When the war ended in 1945, she and her mother decided it was time to leave the country. They boarded a ship bound for San Francisco in the fall of 1945, and Chien-Church enrolled at Smith College in Massachusetts. When she graduated, Chien-Church took a job in Washington, D.C., with the Chinese embassy. She also worked for the State Department during her more than 50 years in America.
DESPITE HER fond memories of China, Chien-Church has returned only once to her native land. In 1995, 50 years after she left, she took her three children back. It was that trip that sparked Chien-Church’s desire to write the book. At first, it was simply notes made in advance of the trip to be able to give points of reference to the places her family visited.
“It was really quick, because I was writing it for my kids, and I was just rattling it off as I remembered it,” she said.
Once that draft was complete, Chien-Church put it aside for three years until in early 1998, she began looking at it again, with an eye toward turning it into something more.

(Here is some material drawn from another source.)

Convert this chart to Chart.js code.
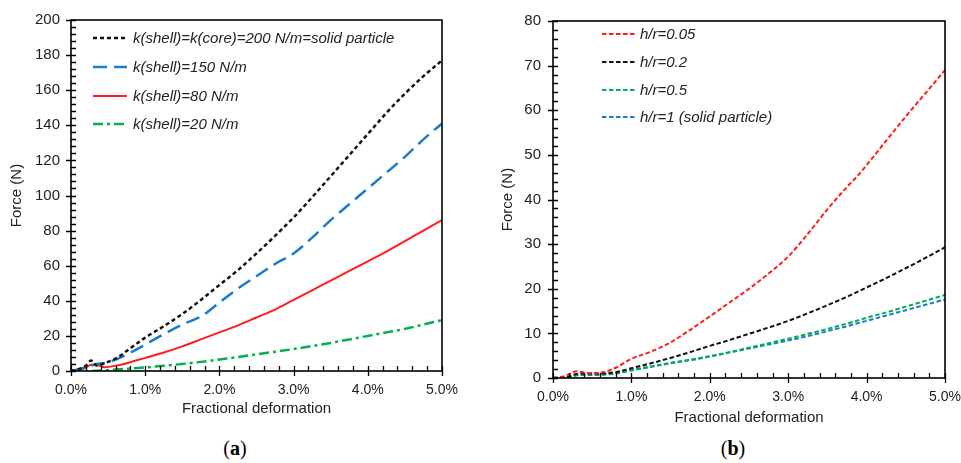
<!DOCTYPE html>
<html>
<head>
<meta charset="utf-8">
<script src="https://cdn.jsdelivr.net/npm/chart.js@4.4.1/dist/chart.umd.min.js"></script>
<style>
    html, body { margin: 0; padding: 0; background: #fff; overflow: hidden; }
    body { width: 961px; height: 463px; position: relative; }
    canvas { position: absolute; top: 0; }
    #chartA { left: 0; }
    #chartB { left: 480px; }
    .cap { position: absolute; top: 437px; font-family: "Liberation Serif", "DejaVu Serif", serif; font-size: 20px; color: #000; transform: translateX(-50%); }
</style>
</head>
<body>
<canvas id="chartA" width="480" height="420"></canvas>
<canvas id="chartB" width="520" height="430"></canvas>
<div class="cap" style="left:235px">(<b>a</b>)</div>
<div class="cap" style="left:733px">(<b>b</b>)</div>

<script>
// panel (a): fractional deformation in %, force in N
const xA = [0, 0.1, 0.2, 0.27, 0.35, 0.45, 0.6, 0.8, 1.0, 1.25, 1.5, 1.75, 2.0, 2.25, 2.5, 2.75, 3.0, 3.25, 3.5, 3.75, 4.0, 4.25, 4.5, 4.75, 5.0];
const solidA = [0, 1, 3, 6, 3, 4.5, 7, 13, 19, 25.5, 32.5, 40.5, 49, 57.5, 67, 77, 87.5, 99, 111, 123, 135, 147, 158, 168, 177];
const shell150 = [0, 1, 2, 3, 4, 4.5, 6.5, 10.5, 15, 21, 26.5, 31, 39, 47, 54, 61, 67, 76, 86, 95, 104, 113, 122, 132, 141];
const shell80 = [0, 0.5, 2, 3.5, 3.5, 2.2, 3, 5, 7.5, 10.5, 14, 18, 22, 26, 30.5, 35, 40.5, 46, 51.5, 57, 62.5, 68, 74, 80, 86];
const shell20 = [0, 0, 0, 0, 0.2, 0.4, 0.8, 1.5, 2, 3, 4, 5.2, 6.5, 8, 9.5, 11, 12.5, 14.2, 16, 18, 20, 22, 24, 26.5, 29];
const labelsA = ["k(shell)=k(core)=200 N/m=solid particle", "k(shell)=150 N/m", "k(shell)=80 N/m", "k(shell)=20 N/m"];

// panel (b)
const xB = [0, 0.1, 0.2, 0.3, 0.4, 0.5, 0.6, 0.7, 0.8, 1.0, 1.25, 1.5, 1.75, 2.0, 2.25, 2.5, 2.75, 3.0, 3.25, 3.5, 3.75, 3.87, 4.0, 4.25, 4.5, 4.75, 5.0];
const hr005 = [0, 0.2, 0.8, 1.5, 1.2, 1.0, 1.2, 1.6, 2.3, 4.3, 5.9, 8.0, 10.8, 13.8, 16.9, 20.0, 23.4, 27.2, 32.3, 37.8, 42.8, 45, 47.7, 53.2, 58.6, 63.8, 69];
const hr02 = [0, 0.1, 0.3, 0.9, 1.0, 1.0, 1.0, 1.1, 1.3, 2.2, 3.3, 4.5, 5.8, 7.2, 8.5, 9.9, 11.3, 12.8, 14.5, 16.3, 18.2, 19.2, 20.3, 22.4, 24.6, 26.9, 29.3];
const hr05 = [0, 0.1, 0.2, 0.6, 0.8, 0.8, 0.8, 0.9, 1.1, 1.8, 2.6, 3.4, 4.1, 4.9, 5.8, 6.8, 7.8, 8.8, 9.9, 11.0, 12.2, 12.8, 13.5, 14.7, 16.0, 17.3, 18.6];
const hr1 = [0, 0.1, 0.2, 0.6, 0.7, 0.7, 0.7, 0.8, 1.0, 1.7, 2.5, 3.3, 4.0, 4.8, 5.7, 6.6, 7.5, 8.4, 9.4, 10.5, 11.6, 12.2, 12.8, 14.0, 15.2, 16.4, 17.6];
const labelsB = ["h/r=0.05", "h/r=0.2", "h/r=0.5", "h/r=1 (solid particle)"];

const xTicks = [0, 1, 2, 3, 4, 5];

function pts(xs, ys) {
    return xs.map((x, i) => ({ x: x, y: ys[i] }));
}

function line(label, xs, ys, color, width, dash) {
    return {
        label: label,
        data: pts(xs, ys),
        borderColor: color,
        borderWidth: width,
        borderDash: dash,
        pointRadius: 0,
        cubicInterpolationMode: "monotone",
        fill: false
    };
}

// frame, inside minor ticks and crossing major ticks
const frameTicks = {
    id: "frameTicks",
    afterDraw(chart, args, opts) {
        const ctx = chart.ctx;
        const a = chart.chartArea;
        const xs = chart.scales.x, ys = chart.scales.y;
        ctx.save();
        ctx.strokeStyle = "#000";
        ctx.lineWidth = 1.3;
        ctx.beginPath();
        for (let i = 0; i <= 25; i++) {
            const v = i * 0.2;
            const px = Math.round(xs.getPixelForValue(v)) + 0.5;
            const major = i % 5 === 0;
            ctx.moveTo(px, a.bottom - 5);
            ctx.lineTo(px, a.bottom + (major ? 5 : 0));
        }
        const n = Math.round(opts.yMax / opts.yMinor);
        const per = Math.round(opts.yMajor / opts.yMinor);
        for (let i = 0; i <= n; i++) {
            const py = Math.round(ys.getPixelForValue(i * opts.yMinor)) + 0.5;
            const major = i % per === 0;
            ctx.moveTo(a.left + 5, py);
            ctx.lineTo(a.left - (major ? 5 : 0), py);
        }
        ctx.stroke();
        ctx.lineWidth = 1.6;
        ctx.strokeRect(a.left, a.top, a.right - a.left, a.bottom - a.top);
        ctx.restore();
    }
};

// legend drawn inside the plot area
const innerLegend = {
    id: "innerLegend",
    afterDraw(chart, args, opts) {
        const ctx = chart.ctx;
        ctx.save();
        ctx.font = "italic 15px 'Liberation Sans', Arial, sans-serif";
        ctx.textBaseline = "middle";
        ctx.fillStyle = "#222";
        chart.data.datasets.forEach((ds, i) => {
            const y = opts.rows[i];
            ctx.strokeStyle = ds.borderColor;
            ctx.lineWidth = ds.borderWidth;
            ctx.setLineDash(ds.borderDash || []);
            ctx.beginPath();
            ctx.moveTo(opts.x0, y);
            ctx.lineTo(opts.x1, y);
            ctx.stroke();
            ctx.setLineDash([]);
            ctx.fillText(ds.label, opts.tx, y + 1);
        });
        ctx.restore();
    }
};

function makeOptions(cfg) {
    const xFont = { family: "'Liberation Sans', Arial, sans-serif", size: 14 };
    const yFont = { family: "'Liberation Sans', Arial, sans-serif", size: 15 };
    const titleFont = { family: "'Liberation Sans', Arial, sans-serif", size: 15 };
    return {
        responsive: false,
        animation: false,
        layout: { padding: { top: cfg.top, right: cfg.right, left: 0, bottom: 0 } },
        plugins: {
            legend: { display: false },
            tooltip: { enabled: false },
            frameTicks: { yMax: cfg.yMax, yMinor: cfg.yMinor, yMajor: cfg.yStep },
            innerLegend: cfg.legend
        },
        scales: {
            x: {
                type: "linear",
                min: 0,
                max: 5,
                afterBuildTicks: s => { s.ticks = xTicks.map(v => ({ value: v })); },
                afterFit: s => { s.height = cfg.xHeight; },
                grid: { display: false, drawTicks: false },
                border: { display: false },
                ticks: {
                    color: "#222",
                    font: xFont,
                    padding: 11,
                    maxRotation: 0,
                    autoSkip: false,
                    callback: v => v.toFixed(1) + "%"
                },
                title: { display: true, text: "Fractional deformation", color: "#222", font: titleFont, padding: { top: 0, bottom: cfg.xTitlePad } }
            },
            y: {
                min: 0,
                max: cfg.yMax,
                afterFit: s => { s.width = cfg.yWidth; },
                grid: { display: false, drawTicks: false },
                border: { display: false },
                ticks: { stepSize: cfg.yStep, color: "#222", font: yFont, padding: cfg.yPad },
                title: { display: true, text: "Force (N)", color: "#222", font: titleFont, padding: { top: cfg.yTitlePad, bottom: 0 } }
            }
        }
    };
}

new Chart(document.getElementById("chartA"), {
    type: "line",
    data: {
        datasets: [
            line(labelsA[0], xA, solidA, "#111111", 2.5, [4, 3]),
            line(labelsA[1], xA, shell150, "#1a7ccc", 2.5, [14, 7]),
            line(labelsA[2], xA, shell80, "#ff1c1c", 2, []),
            line(labelsA[3], xA, shell20, "#00b050", 2.5, [10, 4, 3, 4])
        ]
    },
    options: makeOptions({
        top: 17, right: 38, xHeight: 49, yWidth: 71, yMax: 200, yStep: 20, yMinor: 4,
        yPad: 11, xTitlePad: 2, yTitlePad: 8,
        legend: { x0: 93, x1: 127, tx: 133, rows: [38, 67, 96, 124] }
    }),
    plugins: [frameTicks, innerLegend]
});

new Chart(document.getElementById("chartB"), {
    type: "line",
    data: {
        datasets: [
            line(labelsB[0], xB, hr005, "#ff1c1c", 2, [4.5, 2.5]),
            line(labelsB[1], xB, hr02, "#111111", 2, [4.5, 2.5]),
            line(labelsB[2], xB, hr05, "#00b050", 2, [4.5, 2.5]),
            line(labelsB[3], xB, hr1, "#1a7ccc", 2, [4.5, 2.5])
        ]
    },
    options: makeOptions({
        top: 14, right: 55, xHeight: 52, yWidth: 73, yMax: 80, yStep: 10, yMinor: 2,
        yPad: 12, xTitlePad: 3, yTitlePad: 19,
        legend: { x0: 122, x1: 156, tx: 160, rows: [34, 62, 90, 117] }
    }),
    plugins: [frameTicks, innerLegend]
});
</script>
</body>
</html>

“After you’ve gone to all that work, you think it would be nice to publish it,” she said.
Chien-Church published the book with the help of Infinity Publishing, a print-on-demand company. The publishing cost her $400, which included five copies of the book. After revising her manuscript, she enlisted Marion Ciaccio, a personal friend who worked for many years as an editor with the U.S. Department of Health and Human Services, to work on the project as an editor.
A tennis partner of Chien-Church’s, Ciaccio said she was thrilled to be able to learn in depth about the life her friend had led.
“I became so thoroughly engrossed in it, I was wondering what in the world would happen [next],” said Ciaccio, of Falls Church. She edited the book in pieces, then gave it one final read of the entire draft before it was published in late 2003.
“I don’t know how in the world she could remember everything,” said Ciaccio. “It certainly made a very good read.”
SINCE ITS publication, “Adopted the Chinese Way” has sold 700 copies by Chien-Church’s count. She has been invited to speak about her life and the book at almost a dozen groups since she published the book, and has an appointment for another in McLean in January. Many of her sales come from these appointments, and the book is also available from www.buybooksontheweb.com.
“That’s nothing compared to books that go in the stores, but I’m really pleased,” she said of the sales numbers. “I never expected that.”
What made it interesting for readers like Brandt is hearing about China from the perspective of a privileged youth.
“I have read a lot of books about people who left China because of the Communists,” said Brandt, a self-professed lover of historical fiction. “But I can't remember reading one where the descriptions [are] of what it was like to grow up privileged in China before the Communists took over.”
Chien-Church still marvels when the royalty checks arrive each month and is mostly pleased to be able to give her family a true picture of what their mother was like when she was in their shoes.
“I personally feel like every second-generation Chinese, like my kids, would benefit from this, because they would know what their parents’ lives were like in China,” she said.